══ Provided data ══

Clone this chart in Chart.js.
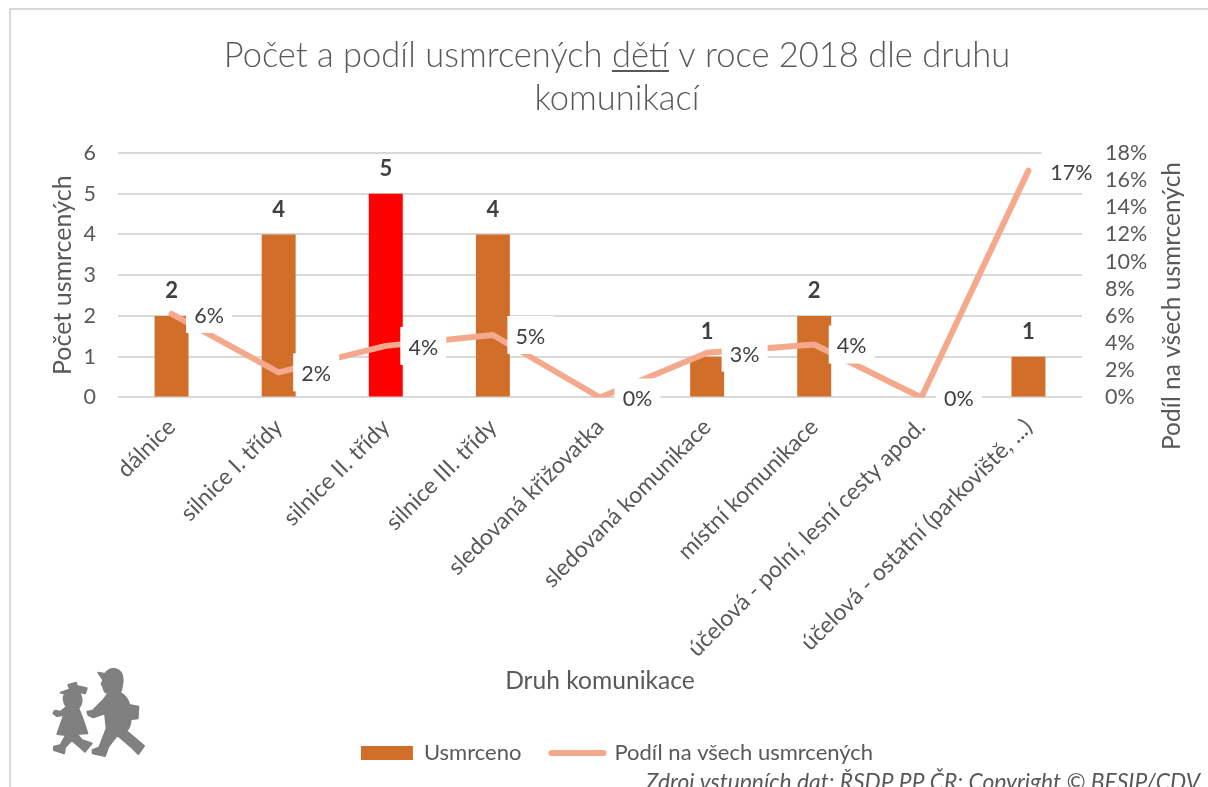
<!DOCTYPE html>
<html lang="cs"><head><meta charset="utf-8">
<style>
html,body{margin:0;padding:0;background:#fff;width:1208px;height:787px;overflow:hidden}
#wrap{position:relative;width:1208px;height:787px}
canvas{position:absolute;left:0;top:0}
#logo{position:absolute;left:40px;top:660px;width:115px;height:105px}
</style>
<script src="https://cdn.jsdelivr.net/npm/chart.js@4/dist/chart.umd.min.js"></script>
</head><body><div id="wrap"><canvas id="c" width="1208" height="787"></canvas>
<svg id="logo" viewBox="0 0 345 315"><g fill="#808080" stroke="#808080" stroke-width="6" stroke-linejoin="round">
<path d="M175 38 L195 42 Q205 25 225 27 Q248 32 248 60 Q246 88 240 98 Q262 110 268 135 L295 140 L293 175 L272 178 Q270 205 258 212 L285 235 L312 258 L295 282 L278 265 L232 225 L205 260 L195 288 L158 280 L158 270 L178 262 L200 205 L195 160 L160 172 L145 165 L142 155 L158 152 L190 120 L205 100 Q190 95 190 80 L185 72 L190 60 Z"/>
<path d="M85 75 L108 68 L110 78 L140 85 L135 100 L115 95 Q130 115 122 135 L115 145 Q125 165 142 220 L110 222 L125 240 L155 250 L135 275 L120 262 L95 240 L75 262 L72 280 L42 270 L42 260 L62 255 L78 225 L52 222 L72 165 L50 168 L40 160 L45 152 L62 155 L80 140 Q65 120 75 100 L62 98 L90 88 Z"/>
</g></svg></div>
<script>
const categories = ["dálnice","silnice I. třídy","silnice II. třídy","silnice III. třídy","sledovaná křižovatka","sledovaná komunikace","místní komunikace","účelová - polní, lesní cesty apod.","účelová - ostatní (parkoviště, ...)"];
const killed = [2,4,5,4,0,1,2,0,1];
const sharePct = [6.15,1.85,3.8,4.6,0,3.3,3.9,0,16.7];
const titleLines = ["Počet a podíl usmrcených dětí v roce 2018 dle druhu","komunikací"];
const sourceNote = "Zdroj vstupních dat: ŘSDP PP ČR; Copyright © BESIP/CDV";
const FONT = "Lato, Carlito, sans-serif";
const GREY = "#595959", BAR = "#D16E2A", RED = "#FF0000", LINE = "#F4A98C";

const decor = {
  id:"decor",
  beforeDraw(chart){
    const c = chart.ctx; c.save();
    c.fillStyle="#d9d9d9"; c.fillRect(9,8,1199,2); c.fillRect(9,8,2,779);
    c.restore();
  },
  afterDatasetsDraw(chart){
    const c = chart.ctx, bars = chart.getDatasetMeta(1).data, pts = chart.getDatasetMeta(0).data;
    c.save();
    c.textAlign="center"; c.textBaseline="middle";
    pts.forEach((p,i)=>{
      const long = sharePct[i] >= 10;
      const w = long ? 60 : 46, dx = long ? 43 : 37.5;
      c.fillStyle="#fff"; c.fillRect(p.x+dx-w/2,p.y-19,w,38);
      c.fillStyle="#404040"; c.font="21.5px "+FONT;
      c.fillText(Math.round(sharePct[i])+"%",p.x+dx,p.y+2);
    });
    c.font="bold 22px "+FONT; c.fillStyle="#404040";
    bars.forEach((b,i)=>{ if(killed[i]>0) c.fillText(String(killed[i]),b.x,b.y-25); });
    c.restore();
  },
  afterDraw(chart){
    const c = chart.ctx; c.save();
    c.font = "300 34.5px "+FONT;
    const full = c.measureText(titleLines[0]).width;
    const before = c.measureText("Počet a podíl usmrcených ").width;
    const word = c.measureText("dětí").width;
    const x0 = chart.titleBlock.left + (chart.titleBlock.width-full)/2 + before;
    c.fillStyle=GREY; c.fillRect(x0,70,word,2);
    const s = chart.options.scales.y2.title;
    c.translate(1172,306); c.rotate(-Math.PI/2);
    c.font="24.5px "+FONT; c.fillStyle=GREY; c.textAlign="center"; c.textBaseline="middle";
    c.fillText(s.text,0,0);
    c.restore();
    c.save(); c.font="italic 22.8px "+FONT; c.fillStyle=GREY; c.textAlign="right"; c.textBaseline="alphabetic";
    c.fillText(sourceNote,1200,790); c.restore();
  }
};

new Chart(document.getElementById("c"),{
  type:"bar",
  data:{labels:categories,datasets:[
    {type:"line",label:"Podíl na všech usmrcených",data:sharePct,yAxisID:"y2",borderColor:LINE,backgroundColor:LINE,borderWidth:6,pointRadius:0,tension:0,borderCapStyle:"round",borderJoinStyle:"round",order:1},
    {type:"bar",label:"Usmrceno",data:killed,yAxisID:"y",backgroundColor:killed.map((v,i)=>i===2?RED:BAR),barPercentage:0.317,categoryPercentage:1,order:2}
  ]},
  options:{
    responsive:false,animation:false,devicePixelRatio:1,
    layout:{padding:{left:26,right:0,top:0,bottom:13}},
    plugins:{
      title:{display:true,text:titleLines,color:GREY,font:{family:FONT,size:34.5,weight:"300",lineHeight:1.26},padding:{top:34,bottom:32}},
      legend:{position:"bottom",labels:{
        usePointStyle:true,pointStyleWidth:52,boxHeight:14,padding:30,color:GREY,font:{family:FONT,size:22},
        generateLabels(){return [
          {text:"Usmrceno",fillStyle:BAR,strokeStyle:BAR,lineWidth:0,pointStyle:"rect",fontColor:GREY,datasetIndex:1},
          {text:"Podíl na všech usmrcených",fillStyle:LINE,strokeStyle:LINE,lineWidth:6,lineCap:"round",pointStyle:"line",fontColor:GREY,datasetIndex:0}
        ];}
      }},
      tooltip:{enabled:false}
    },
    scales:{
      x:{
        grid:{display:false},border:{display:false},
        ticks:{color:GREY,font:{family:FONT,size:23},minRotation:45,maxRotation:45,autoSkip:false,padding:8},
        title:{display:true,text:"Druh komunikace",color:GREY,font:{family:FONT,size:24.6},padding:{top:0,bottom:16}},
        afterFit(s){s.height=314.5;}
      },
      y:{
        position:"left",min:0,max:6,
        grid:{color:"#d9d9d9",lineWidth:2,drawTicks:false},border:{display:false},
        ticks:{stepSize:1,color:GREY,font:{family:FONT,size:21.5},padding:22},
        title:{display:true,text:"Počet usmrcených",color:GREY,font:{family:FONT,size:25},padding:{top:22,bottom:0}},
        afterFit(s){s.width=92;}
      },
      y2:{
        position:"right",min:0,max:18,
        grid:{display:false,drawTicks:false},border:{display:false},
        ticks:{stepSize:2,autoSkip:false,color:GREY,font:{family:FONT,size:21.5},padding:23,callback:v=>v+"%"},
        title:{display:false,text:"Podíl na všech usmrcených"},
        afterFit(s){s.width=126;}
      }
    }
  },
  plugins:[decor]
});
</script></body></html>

═══

» Task: Repeat the material above word for word and skip every image in it.

» Answer for this exercise:
Clone this chart in Chart.js.
<!DOCTYPE html>
<html lang="cs"><head><meta charset="utf-8">
<style>
html,body{margin:0;padding:0;background:#fff;width:1208px;height:787px;overflow:hidden}
#wrap{position:relative;width:1208px;height:787px}
canvas{position:absolute;left:0;top:0}
#logo{position:absolute;left:40px;top:660px;width:115px;height:105px}
</style>
<script src="https://cdn.jsdelivr.net/npm/chart.js@4/dist/chart.umd.min.js"></script>
</head><body><div id="wrap"><canvas id="c" width="1208" height="787"></canvas>
<svg id="logo" viewBox="0 0 345 315"><g fill="#808080" stroke="#808080" stroke-width="6" stroke-linejoin="round">
<path d="M175 38 L195 42 Q205 25 225 27 Q248 32 248 60 Q246 88 240 98 Q262 110 268 135 L295 140 L293 175 L272 178 Q270 205 258 212 L285 235 L312 258 L295 282 L278 265 L232 225 L205 260 L195 288 L158 280 L158 270 L178 262 L200 205 L195 160 L160 172 L145 165 L142 155 L158 152 L190 120 L205 100 Q190 95 190 80 L185 72 L190 60 Z"/>
<path d="M85 75 L108 68 L110 78 L140 85 L135 100 L115 95 Q130 115 122 135 L115 145 Q125 165 142 220 L110 222 L125 240 L155 250 L135 275 L120 262 L95 240 L75 262 L72 280 L42 270 L42 260 L62 255 L78 225 L52 222 L72 165 L50 168 L40 160 L45 152 L62 155 L80 140 Q65 120 75 100 L62 98 L90 88 Z"/>
</g></svg></div>
<script>
const categories = ["dálnice","silnice I. třídy","silnice II. třídy","silnice III. třídy","sledovaná křižovatka","sledovaná komunikace","místní komunikace","účelová - polní, lesní cesty apod.","účelová - ostatní (parkoviště, ...)"];
const killed = [2,4,5,4,0,1,2,0,1];
const sharePct = [6.15,1.85,3.8,4.6,0,3.3,3.9,0,16.7];
const titleLines = ["Počet a podíl usmrcených dětí v roce 2018 dle druhu","komunikací"];
const sourceNote = "Zdroj vstupních dat: ŘSDP PP ČR; Copyright © BESIP/CDV";
const FONT = "Lato, Carlito, sans-serif";
const GREY = "#595959", BAR = "#D16E2A", RED = "#FF0000", LINE = "#F4A98C";

const decor = {
  id:"decor",
  beforeDraw(chart){
    const c = chart.ctx; c.save();
    c.fillStyle="#d9d9d9"; c.fillRect(9,8,1199,2); c.fillRect(9,8,2,779);
    c.restore();
  },
  afterDatasetsDraw(chart){
    const c = chart.ctx, bars = chart.getDatasetMeta(1).data, pts = chart.getDatasetMeta(0).data;
    c.save();
    c.textAlign="center"; c.textBaseline="middle";
    pts.forEach((p,i)=>{
      const long = sharePct[i] >= 10;
      const w = long ? 60 : 46, dx = long ? 43 : 37.5;
      c.fillStyle="#fff"; c.fillRect(p.x+dx-w/2,p.y-19,w,38);
      c.fillStyle="#404040"; c.font="21.5px "+FONT;
      c.fillText(Math.round(sharePct[i])+"%",p.x+dx,p.y+2);
    });
    c.font="bold 22px "+FONT; c.fillStyle="#404040";
    bars.forEach((b,i)=>{ if(killed[i]>0) c.fillText(String(killed[i]),b.x,b.y-25); });
    c.restore();
  },
  afterDraw(chart){
    const c = chart.ctx; c.save();
    c.font = "300 34.5px "+FONT;
    const full = c.measureText(titleLines[0]).width;
    const before = c.measureText("Počet a podíl usmrcených ").width;
    const word = c.measureText("dětí").width;
    const x0 = chart.titleBlock.left + (chart.titleBlock.width-full)/2 + before;
    c.fillStyle=GREY; c.fillRect(x0,70,word,2);
    const s = chart.options.scales.y2.title;
    c.translate(1172,306); c.rotate(-Math.PI/2);
    c.font="24.5px "+FONT; c.fillStyle=GREY; c.textAlign="center"; c.textBaseline="middle";
    c.fillText(s.text,0,0);
    c.restore();
    c.save(); c.font="italic 22.8px "+FONT; c.fillStyle=GREY; c.textAlign="right"; c.textBaseline="alphabetic";
    c.fillText(sourceNote,1200,790); c.restore();
  }
};

new Chart(document.getElementById("c"),{
  type:"bar",
  data:{labels:categories,datasets:[
    {type:"line",label:"Podíl na všech usmrcených",data:sharePct,yAxisID:"y2",borderColor:LINE,backgroundColor:LINE,borderWidth:6,pointRadius:0,tension:0,borderCapStyle:"round",borderJoinStyle:"round",order:1},
    {type:"bar",label:"Usmrceno",data:killed,yAxisID:"y",backgroundColor:killed.map((v,i)=>i===2?RED:BAR),barPercentage:0.317,categoryPercentage:1,order:2}
  ]},
  options:{
    responsive:false,animation:false,devicePixelRatio:1,
    layout:{padding:{left:26,right:0,top:0,bottom:13}},
    plugins:{
      title:{display:true,text:titleLines,color:GREY,font:{family:FONT,size:34.5,weight:"300",lineHeight:1.26},padding:{top:34,bottom:32}},
      legend:{position:"bottom",labels:{
        usePointStyle:true,pointStyleWidth:52,boxHeight:14,padding:30,color:GREY,font:{family:FONT,size:22},
        generateLabels(){return [
          {text:"Usmrceno",fillStyle:BAR,strokeStyle:BAR,lineWidth:0,pointStyle:"rect",fontColor:GREY,datasetIndex:1},
          {text:"Podíl na všech usmrcených",fillStyle:LINE,strokeStyle:LINE,lineWidth:6,lineCap:"round",pointStyle:"line",fontColor:GREY,datasetIndex:0}
        ];}
      }},
      tooltip:{enabled:false}
    },
    scales:{
      x:{
        grid:{display:false},border:{display:false},
        ticks:{color:GREY,font:{family:FONT,size:23},minRotation:45,maxRotation:45,autoSkip:false,padding:8},
        title:{display:true,text:"Druh komunikace",color:GREY,font:{family:FONT,size:24.6},padding:{top:0,bottom:16}},
        afterFit(s){s.height=314.5;}
      },
      y:{
        position:"left",min:0,max:6,
        grid:{color:"#d9d9d9",lineWidth:2,drawTicks:false},border:{display:false},
        ticks:{stepSize:1,color:GREY,font:{family:FONT,size:21.5},padding:22},
        title:{display:true,text:"Počet usmrcených",color:GREY,font:{family:FONT,size:25},padding:{top:22,bottom:0}},
        afterFit(s){s.width=92;}
      },
      y2:{
        position:"right",min:0,max:18,
        grid:{display:false,drawTicks:false},border:{display:false},
        ticks:{stepSize:2,autoSkip:false,color:GREY,font:{family:FONT,size:21.5},padding:23,callback:v=>v+"%"},
        title:{display:false,text:"Podíl na všech usmrcených"},
        afterFit(s){s.width=126;}
      }
    }
  },
  plugins:[decor]
});
</script></body></html>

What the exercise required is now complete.